To ensure the safety of Grand Rapids' children, the Healthy Homes Coalition began testing the water at the Baxter Child Development Center on Wednesday, July 19. The water testing, which will identify any lead hazards in the drinking water, is part of a larger project the Healthy Homes Coalition is conducting in partnership with the Environmental Defense Fund (EDF). Along with protecting children, the project also has the goal of developing a commonsense protocol for water testing in child care facilities across the nation.
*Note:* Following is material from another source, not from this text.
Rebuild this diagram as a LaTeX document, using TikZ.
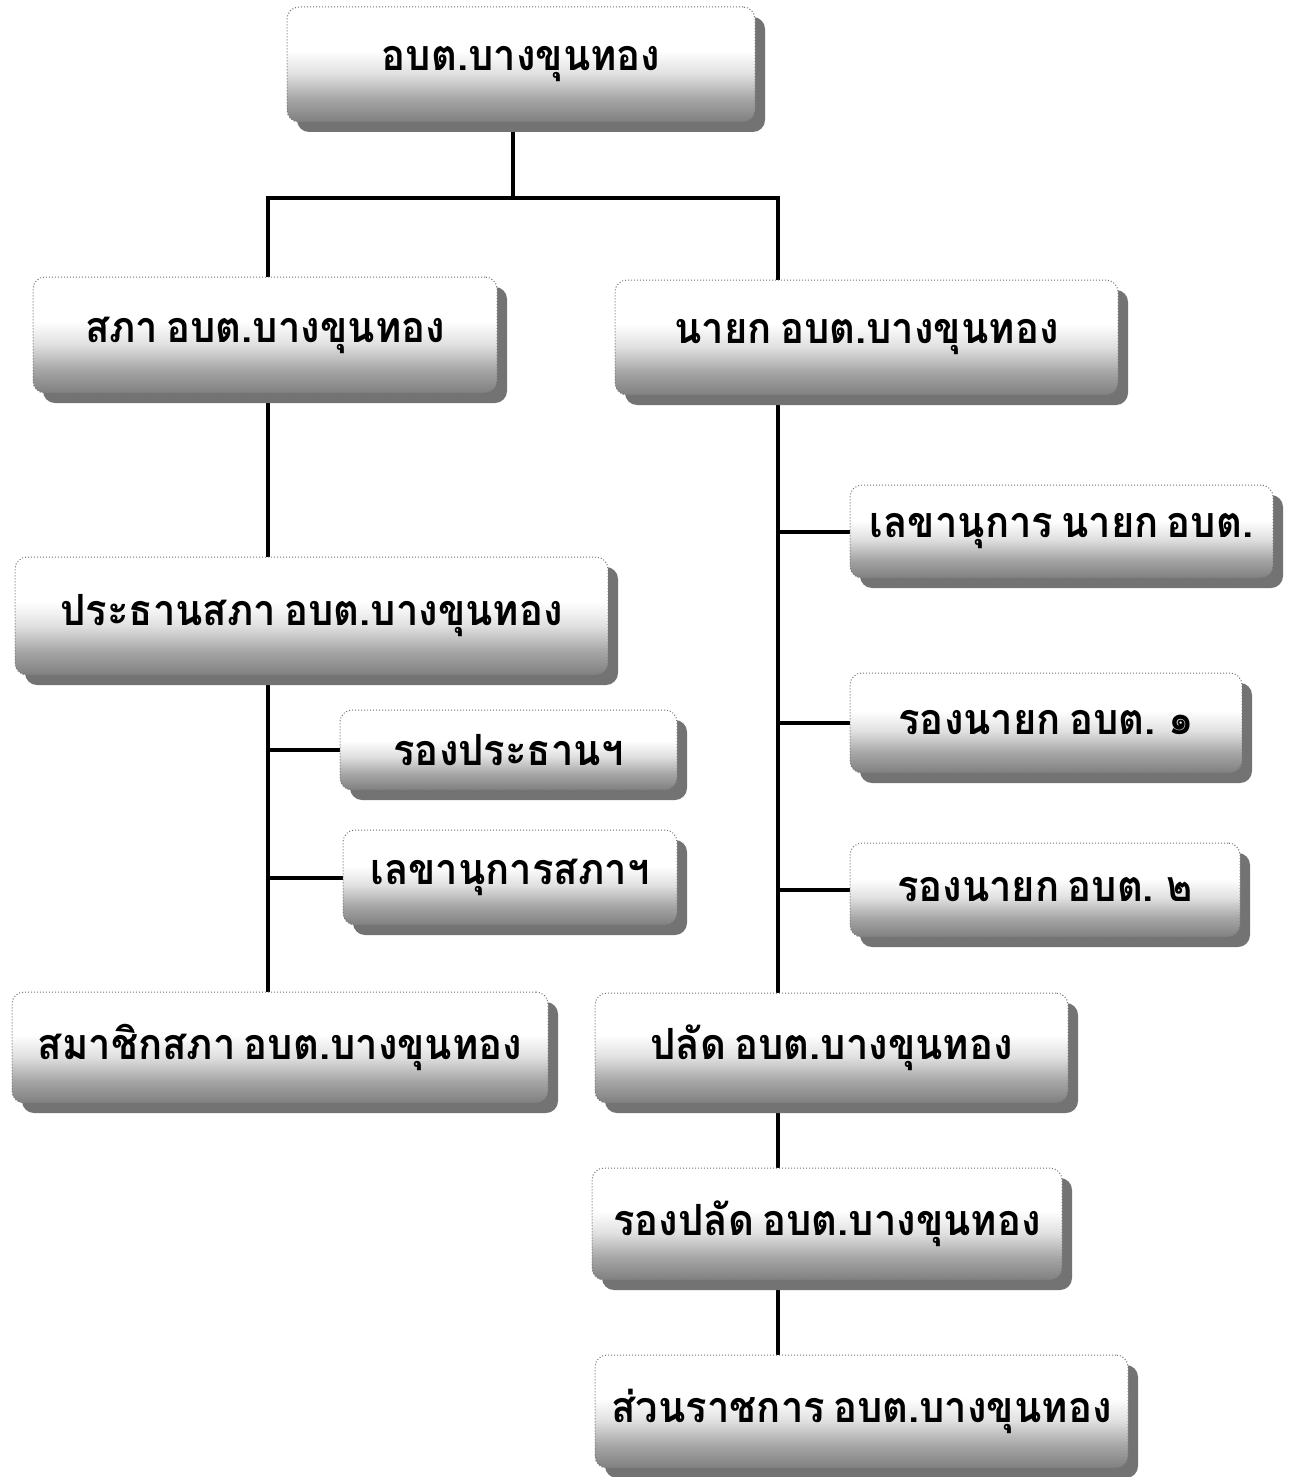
\documentclass[tikz,border=0pt]{standalone}
\usepackage{fontspec}
\newfontfamily\thaifont[Script=Thai, FakeStretch=0.93, WordSpace=0.6]{Loma}
\usetikzlibrary{shadows,backgrounds}
\pgfdeclareverticalshading{orgshade}{100bp}{color(0bp)=(black!50); color(25bp)=(black!50); color(35bp)=(black!35); color(46bp)=(black!12); color(56bp)=(white); color(100bp)=(white)}
\begin{document}
\begin{tikzpicture}[x=0.5pt,y=-0.5pt,
  orgbox/.style={rectangle, rounded corners=6pt, draw=black!55, densely dotted,
    line width=0.5pt, shading=orgshade,
    drop shadow={shadow xshift=5pt, shadow yshift=-5pt, fill=black!55, opacity=1},
    inner sep=0pt, align=center,
    font=\thaifont\bfseries\fontsize{21.5}{25}\selectfont},
  conn/.style={line width=2pt, draw=black, solid}]
\useasboundingbox (0,0) rectangle (1300,1477);

\node[orgbox, minimum width=234pt, minimum height=57.5pt] (top) at (521,64.5) {อบต.บางขุนทอง};
\node[orgbox, minimum width=232pt, minimum height=58pt] (sapha) at (265,335) {สภา อบต.บางขุนทอง};
\node[orgbox, minimum width=251.5pt, minimum height=57.5pt] (nayok) at (866.5,337.5) {นายก อบต.บางขุนทอง};
\node[orgbox, minimum width=296.5pt, minimum height=59pt] (prathan) at (311.5,616) {ประธานสภา อบต.บางขุนทอง};
\node[orgbox, minimum width=168.5pt, minimum height=40pt] (rongprathan) at (508.5,750) {รองประธานฯ};
\node[orgbox, minimum width=167pt, minimum height=47.5pt] (lekhasapha) at (510,877.5) {เลขานุการสภาฯ};
\node[orgbox, minimum width=268pt, minimum height=55.5pt] (samachik) at (280,1047.5) {สมาชิกสภา อบต.บางขุนทอง};
\node[orgbox, minimum width=211.5pt, minimum height=46.5pt] (lekhanayok) at (1061.5,531.5) {เลขานุการ นายก อบต.};
\node[orgbox, minimum width=196pt, minimum height=50pt] (rongnayok1) at (1046,723) {รองนายก อบต. ๑};
\node[orgbox, minimum width=195pt, minimum height=47pt] (rongnayok2) at (1045,890) {รองนายก อบต. ๒};
\node[orgbox, minimum width=236.5pt, minimum height=55pt] (palad) at (831.5,1048) {ปลัด อบต.บางขุนทอง};
\node[orgbox, minimum width=235pt, minimum height=56pt] (rongpalad) at (827,1224) {รองปลัด อบต.บางขุนทอง};
\node[orgbox, minimum width=266.5pt, minimum height=56.5pt] (suan) at (861.5,1411.5) {ส่วนราชการ อบต.บางขุนทอง};

\coordinate (jt) at (513,198);
\coordinate (jl) at (268,198);
\coordinate (jr) at (778,198);

\begin{scope}[on background layer]
\draw[conn] (top.south -| jt) -- (jt);
\draw[conn] (sapha.north -| jl) -- (jl) -- (jr) -- (nayok.north -| jr);
\draw[conn] (sapha.south -| jl) -- (prathan.north -| jl);
\draw[conn] (prathan.south -| jl) -- (samachik.north -| jl);
\draw[conn] (rongprathan.west -| jl) -- (rongprathan.west);
\draw[conn] (lekhasapha.west -| jl) -- (lekhasapha.west);
\draw[conn] (nayok.south -| jr) -- (palad.north -| jr);
\draw[conn] (lekhanayok.west -| jr) -- (lekhanayok.west);
\draw[conn] (rongnayok1.west -| jr) -- (rongnayok1.west);
\draw[conn] (rongnayok2.west -| jr) -- (rongnayok2.west);
\draw[conn] (palad.south -| jr) -- (rongpalad.north -| jr);
\draw[conn] (rongpalad.south -| jr) -- (suan.north -| jr);
\end{scope}
\end{tikzpicture}
\end{document}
How does lead get into drinking water? Lead can make its way into the drinking water through lead service lines, lead solder, and even brass fixtures manufactured before 2014. A service line is a pipe that connects your home (or in this case, the child care center) to the water main in the street. This pipe may be made of lead and is the largest potential source of lead exposure in drinking water, so it is important to identify if you have a lead service line. To find out more about your home’s service line, you can call your drinking water provider. If you live in the City of Grand Rapids, you can call 311 and they can look up your service line by address. 

How can you find out if you have lead in your drinking water? The only way to confirm if your tap water contains lead is to have it tested. The Kent County Health Department provides water testing at $18 per sample. Additionally, there are several everyday actions that you can take to protect your children from exposure to lead in drinking water:

  • Be sure to use only cold tap water for drinking, cooking, and making baby formula and cereal.
  • Flush your cold water tap if water has not been used in several hours.
  • Install a water filter that has been NSF/ANSI Standard 53 certified for lead reduction.
  • Clean your faucet aerators periodically.

EDF and the Healthy Homes Coalition are working to identify the costs and benefits of having a required protocol for water testing at child care facilities.  In many instances, children spend as much time at their daycare as they do in the home. Making sure they have safe drinking water is an important step in ensuring optimal brain development in children that has lifetime effects.

Ashley Zuverink, special projects assistant at Healthy Homes, visited Baxter Child Development Center on July 19th and 20th to begin water testing. Following a comprehensive protocol, 85 water samples were shipped off for analysis. Additionally, the pilot project is utilizing a field meter, called Palintest, to quickly identify any areas of concern while waiting for results from the more in-depth labaratory analysis.

The Healthy Homes Coalition will also collaborate with the Hill Child Development Center as a second location for the pilot. Water testing at Hill CDC will take place sometime in August.